━━ Collected data

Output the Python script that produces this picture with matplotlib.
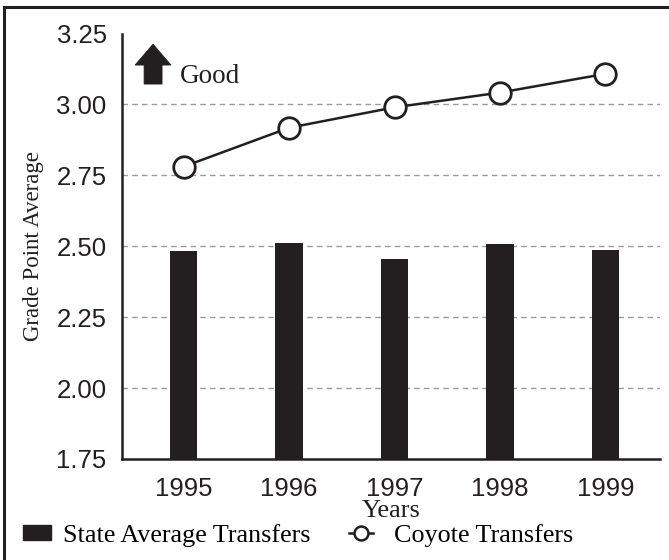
import matplotlib.pyplot as plt
from matplotlib.lines import Line2D
from matplotlib.patches import Patch, Polygon

# Data
years = ['1995', '1996', '1997', '1998', '1999']
state_avg = [2.483, 2.512, 2.455, 2.508, 2.487]
coyote = [2.781, 2.918, 2.990, 3.042, 3.108]
yticks = [1.75, 2.00, 2.25, 2.50, 2.75, 3.00, 3.25]
grid_levels = [2.00, 2.25, 2.50, 2.75, 3.00]

ink = '#231f20'
serif = 'Liberation Serif'
sans = 'Liberation Sans'

fig = plt.figure(figsize=(6.69, 5.6), dpi=100)
ax = fig.add_axes([0.1824, 0.1804, 0.8042, 0.7596])

x = list(range(len(years)))

# dashed grid lines (only inner levels)
for g in grid_levels:
    ax.axhline(g, color='#9a9a9a', linestyle=(0, (4, 3)), linewidth=1.0, zorder=0)

ax.bar(x, state_avg, width=0.26, bottom=0, color=ink, zorder=2)
ax.plot(x, coyote, color=ink, linewidth=1.8, marker='o', markersize=15.5,
        markerfacecolor='white', markeredgecolor=ink, markeredgewidth=2, zorder=3)

ax.set_xlim(-0.585, 4.519)
ax.set_ylim(1.75, 3.25)
ax.set_xticks(x)
ax.set_xticklabels(years, fontfamily=sans, fontsize=18.5, color=ink)
ax.set_yticks(yticks)
ax.set_yticklabels([f'{v:.2f}' for v in yticks], fontfamily=sans, fontsize=18.5, color=ink)
ax.tick_params(axis='both', length=0)
ax.tick_params(axis='x', pad=13)
ax.tick_params(axis='y', pad=11)

for side in ['top', 'right']:
    ax.spines[side].set_visible(False)
for side in ['left', 'bottom']:
    ax.spines[side].set_linewidth(1.8)
    ax.spines[side].set_color(ink)

ax.set_ylabel('Grade Point Average', fontfamily=serif, fontsize=16.5, color=ink, labelpad=9)
ax.set_xlabel('Years', fontfamily=serif, fontsize=19, color=ink, labelpad=-1)

# "Good" arrow
arrow = Polygon([(-0.462, 3.139), (-0.291, 3.213), (-0.120, 3.139), (-0.205, 3.139),
                 (-0.205, 3.072), (-0.376, 3.072), (-0.376, 3.139)],
                closed=True, facecolor=ink, edgecolor=ink, linewidth=0.5, clip_on=False)
ax.add_patch(arrow)
ax.text(-0.04, 3.097, 'Good', fontfamily=serif, fontsize=19.5, color=ink,
        ha='left', va='center')

# legend, one entry per box so each can be placed on its own
bar_handle = Patch(facecolor=ink, edgecolor=ink)
line_handle = Line2D([0], [0], color=ink, linewidth=1.8, marker='o', markersize=10,
                     markerfacecolor='white', markeredgecolor=ink, markeredgewidth=1.8)
leg_font = {'family': serif, 'size': 18.8}
leg1 = fig.legend([bar_handle], ['State Average Transfers'], loc='lower left',
                  bbox_to_anchor=(0.0144, 0.0), frameon=False, prop=leg_font,
                  handlelength=1.07, handleheight=0.52, handletextpad=0.48,
                  borderaxespad=0.1)
leg2 = fig.legend([line_handle], ['Coyote Transfers'], loc='lower left',
                  bbox_to_anchor=(0.5016, 0.0), frameon=False, prop=leg_font,
                  handlelength=0.95, handletextpad=0.78, borderaxespad=0.1)

# partial frame (top and left edges)
fig.add_artist(Line2D([0.006, 0.006], [0.0, 0.988], color=ink, linewidth=2.2,
                      transform=fig.transFigure))
fig.add_artist(Line2D([0.006, 1.0], [0.988, 0.988], color=ink, linewidth=2.2,
                      transform=fig.transFigure))

fig.savefig('out.png', dpi=100, facecolor='white')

━━━━

§ Exercise brief
Copy out all lines where the word "matplotlib" appears.

§ Answer
Output the Python script that produces this picture with matplotlib.
import matplotlib.pyplot as plt
from matplotlib.lines import Line2D
from matplotlib.patches import Patch, Polygon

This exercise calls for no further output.